> [Problem to work on] Restate the listing below word for word, omitting any images.

> [Material]
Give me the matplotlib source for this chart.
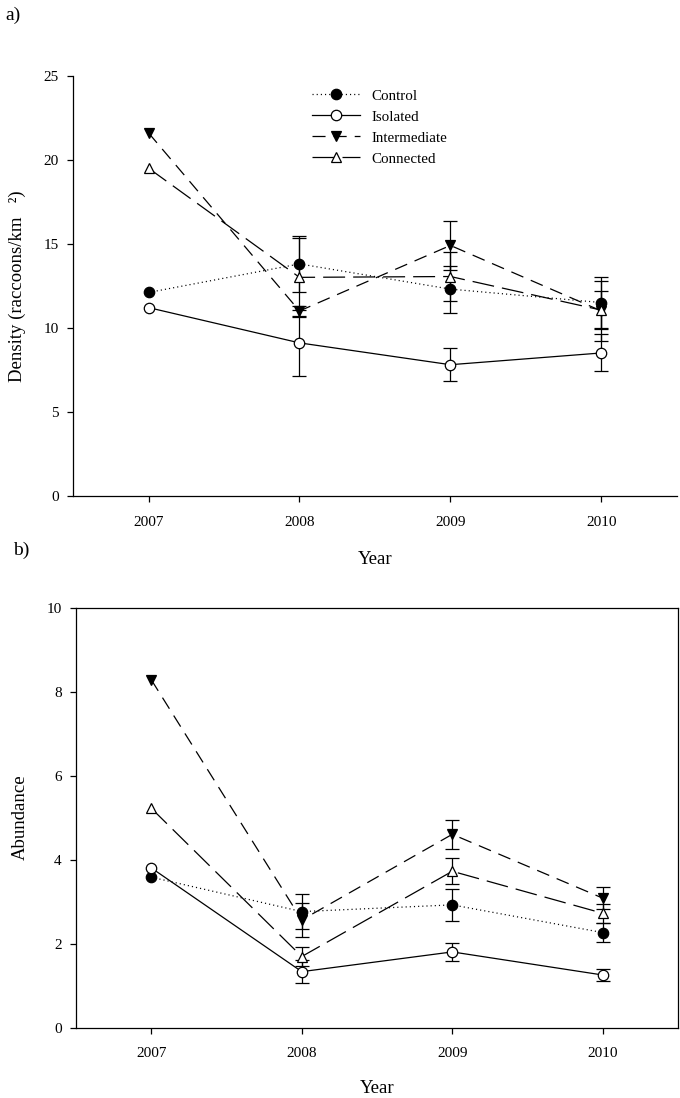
import numpy as np
import matplotlib
matplotlib.use("Agg")
import matplotlib.pyplot as plt

plt.rcParams['font.family'] = ['Liberation Serif', 'DejaVu Serif']
plt.rcParams['lines.scale_dashes'] = False

years = [2007, 2008, 2009, 2010]
groups = ['Control', 'Isolated', 'Intermediate', 'Connected']

# a) density (raccoons/km2), 2007 has no error bars
dens_control = [12.1, 13.8, 12.3, 11.5]
dens_isolated = [11.2, 9.1, 7.8, 8.5]
dens_intermediate = [21.6, 11.0, 14.9, 11.0]
dens_connected = [19.5, 13.0, 13.05, 11.05]
dens_se_control = [0, 1.67, 1.4, 1.5]
dens_se_isolated = [0, 1.95, 0.97, 1.1]
dens_se_intermediate = [0, 0.3, 1.47, 1.8]
dens_se_connected = [0, 2.35, 1.45, 1.15]

# b) abundance
abun_control = [3.58, 2.76, 2.92, 2.26]
abun_isolated = [3.80, 1.33, 1.80, 1.25]
abun_intermediate = [8.28, 2.56, 4.60, 3.08]
abun_connected = [5.22, 1.69, 3.72, 2.72]
abun_se_control = [0, 0.41, 0.38, 0.22]
abun_se_isolated = [0, 0.28, 0.22, 0.14]
abun_se_intermediate = [0, 0.41, 0.34, 0.27]
abun_se_connected = [0, 0.22, 0.31, 0.22]

styles = {
    'Control': dict(marker='o', mfc='k', dashes=(0.8, 2.2)),
    'Isolated': dict(marker='o', mfc='white', dashes=(None, None)),
    'Intermediate': dict(marker='v', mfc='k', dashes=(9.4, 5.8)),
    'Connected': dict(marker='^', mfc='white', dashes=(15.8, 5.8)),
}


def draw_panel(ax, vals, errs):
    for name, v, e in zip(groups, vals, errs):
        st = styles[name]
        ax.errorbar(years[1:], v[1:], yerr=e[1:], fmt='none', ecolor='k',
                    elinewidth=0.9, capsize=5, capthick=0.9, zorder=2)
        line, = ax.plot(years, v, color='k', lw=0.9, marker=st['marker'],
                        ms=7.5, mfc=st['mfc'], mec='k', mew=0.9,
                        label=name, zorder=3)
        if st['dashes'][0] is not None:
            line.set_dashes(st['dashes'])
    ax.set_xlim(2006.5, 2010.5)
    ax.set_xticks(years)
    ax.tick_params(direction='out', length=4.3, width=0.9, labelsize=11)
    ax.tick_params(axis='x', pad=10)
    ax.tick_params(axis='y', pad=6)
    for s in ax.spines.values():
        s.set_linewidth(0.9)


fig = plt.figure(figsize=(6.8, 10.98), dpi=100)
ax1 = fig.add_axes([0.1074, 0.5485, 0.888, 0.3825])
ax2 = fig.add_axes([0.1118, 0.0642, 0.8853, 0.3825])

draw_panel(ax1, [dens_control, dens_isolated, dens_intermediate, dens_connected],
           [dens_se_control, dens_se_isolated, dens_se_intermediate, dens_se_connected])
ax1.set_ylim(0, 25)
ax1.set_yticks([0, 5, 10, 15, 20, 25])
ax1.spines['top'].set_visible(False)
ax1.spines['right'].set_visible(False)
ax1.set_xlabel('Year', fontsize=13.5)
ax1.set_ylabel('Density (raccoons/km   ²)', fontsize=13.5)
ax1.xaxis.set_label_coords(0.5, -0.132)
ax1.yaxis.set_label_coords(-0.078, 0.5)
ax1.legend(loc='upper left', bbox_to_anchor=(0.395, 0.968), frameon=False,
           fontsize=10.8, numpoints=1, handlelength=3.2, handletextpad=0.8,
           labelspacing=0.5, borderpad=0, borderaxespad=0)

draw_panel(ax2, [abun_control, abun_isolated, abun_intermediate, abun_connected],
           [abun_se_control, abun_se_isolated, abun_se_intermediate, abun_se_connected])
ax2.set_ylim(0, 10)
ax2.set_yticks([0, 2, 4, 6, 8, 10])
ax2.set_xlabel('Year', fontsize=13.5)
ax2.set_ylabel('Abundance', fontsize=13.5)
ax2.xaxis.set_label_coords(0.5, -0.125)
ax2.yaxis.set_label_coords(-0.079, 0.5)

fig.text(13 / 680, 1 - 15 / 1098, 'a)', fontsize=14, ha='center', va='center')
fig.text(21.7 / 680, 1 - 550 / 1098, 'b)', fontsize=14, ha='center', va='center')

fig.savefig('out.png', dpi=100)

> [Complete response]
Give me the matplotlib source for this chart.
import numpy as np
import matplotlib
matplotlib.use("Agg")
import matplotlib.pyplot as plt

plt.rcParams['font.family'] = ['Liberation Serif', 'DejaVu Serif']
plt.rcParams['lines.scale_dashes'] = False

years = [2007, 2008, 2009, 2010]
groups = ['Control', 'Isolated', 'Intermediate', 'Connected']

# a) density (raccoons/km2), 2007 has no error bars
dens_control = [12.1, 13.8, 12.3, 11.5]
dens_isolated = [11.2, 9.1, 7.8, 8.5]
dens_intermediate = [21.6, 11.0, 14.9, 11.0]
dens_connected = [19.5, 13.0, 13.05, 11.05]
dens_se_control = [0, 1.67, 1.4, 1.5]
dens_se_isolated = [0, 1.95, 0.97, 1.1]
dens_se_intermediate = [0, 0.3, 1.47, 1.8]
dens_se_connected = [0, 2.35, 1.45, 1.15]

# b) abundance
abun_control = [3.58, 2.76, 2.92, 2.26]
abun_isolated = [3.80, 1.33, 1.80, 1.25]
abun_intermediate = [8.28, 2.56, 4.60, 3.08]
abun_connected = [5.22, 1.69, 3.72, 2.72]
abun_se_control = [0, 0.41, 0.38, 0.22]
abun_se_isolated = [0, 0.28, 0.22, 0.14]
abun_se_intermediate = [0, 0.41, 0.34, 0.27]
abun_se_connected = [0, 0.22, 0.31, 0.22]

styles = {
    'Control': dict(marker='o', mfc='k', dashes=(0.8, 2.2)),
    'Isolated': dict(marker='o', mfc='white', dashes=(None, None)),
    'Intermediate': dict(marker='v', mfc='k', dashes=(9.4, 5.8)),
    'Connected': dict(marker='^', mfc='white', dashes=(15.8, 5.8)),
}


def draw_panel(ax, vals, errs):
    for name, v, e in zip(groups, vals, errs):
        st = styles[name]
        ax.errorbar(years[1:], v[1:], yerr=e[1:], fmt='none', ecolor='k',
                    elinewidth=0.9, capsize=5, capthick=0.9, zorder=2)
        line, = ax.plot(years, v, color='k', lw=0.9, marker=st['marker'],
                        ms=7.5, mfc=st['mfc'], mec='k', mew=0.9,
                        label=name, zorder=3)
        if st['dashes'][0] is not None:
            line.set_dashes(st['dashes'])
    ax.set_xlim(2006.5, 2010.5)
    ax.set_xticks(years)
    ax.tick_params(direction='out', length=4.3, width=0.9, labelsize=11)
    ax.tick_params(axis='x', pad=10)
    ax.tick_params(axis='y', pad=6)
    for s in ax.spines.values():
        s.set_linewidth(0.9)


fig = plt.figure(figsize=(6.8, 10.98), dpi=100)
ax1 = fig.add_axes([0.1074, 0.5485, 0.888, 0.3825])
ax2 = fig.add_axes([0.1118, 0.0642, 0.8853, 0.3825])

draw_panel(ax1, [dens_control, dens_isolated, dens_intermediate, dens_connected],
           [dens_se_control, dens_se_isolated, dens_se_intermediate, dens_se_connected])
ax1.set_ylim(0, 25)
ax1.set_yticks([0, 5, 10, 15, 20, 25])
ax1.spines['top'].set_visible(False)
ax1.spines['right'].set_visible(False)
ax1.set_xlabel('Year', fontsize=13.5)
ax1.set_ylabel('Density (raccoons/km   ²)', fontsize=13.5)
ax1.xaxis.set_label_coords(0.5, -0.132)
ax1.yaxis.set_label_coords(-0.078, 0.5)
ax1.legend(loc='upper left', bbox_to_anchor=(0.395, 0.968), frameon=False,
           fontsize=10.8, numpoints=1, handlelength=3.2, handletextpad=0.8,
           labelspacing=0.5, borderpad=0, borderaxespad=0)

draw_panel(ax2, [abun_control, abun_isolated, abun_intermediate, abun_connected],
           [abun_se_control, abun_se_isolated, abun_se_intermediate, abun_se_connected])
ax2.set_ylim(0, 10)
ax2.set_yticks([0, 2, 4, 6, 8, 10])
ax2.set_xlabel('Year', fontsize=13.5)
ax2.set_ylabel('Abundance', fontsize=13.5)
ax2.xaxis.set_label_coords(0.5, -0.125)
ax2.yaxis.set_label_coords(-0.079, 0.5)

fig.text(13 / 680, 1 - 15 / 1098, 'a)', fontsize=14, ha='center', va='center')
fig.text(21.7 / 680, 1 - 550 / 1098, 'b)', fontsize=14, ha='center', va='center')

fig.savefig('out.png', dpi=100)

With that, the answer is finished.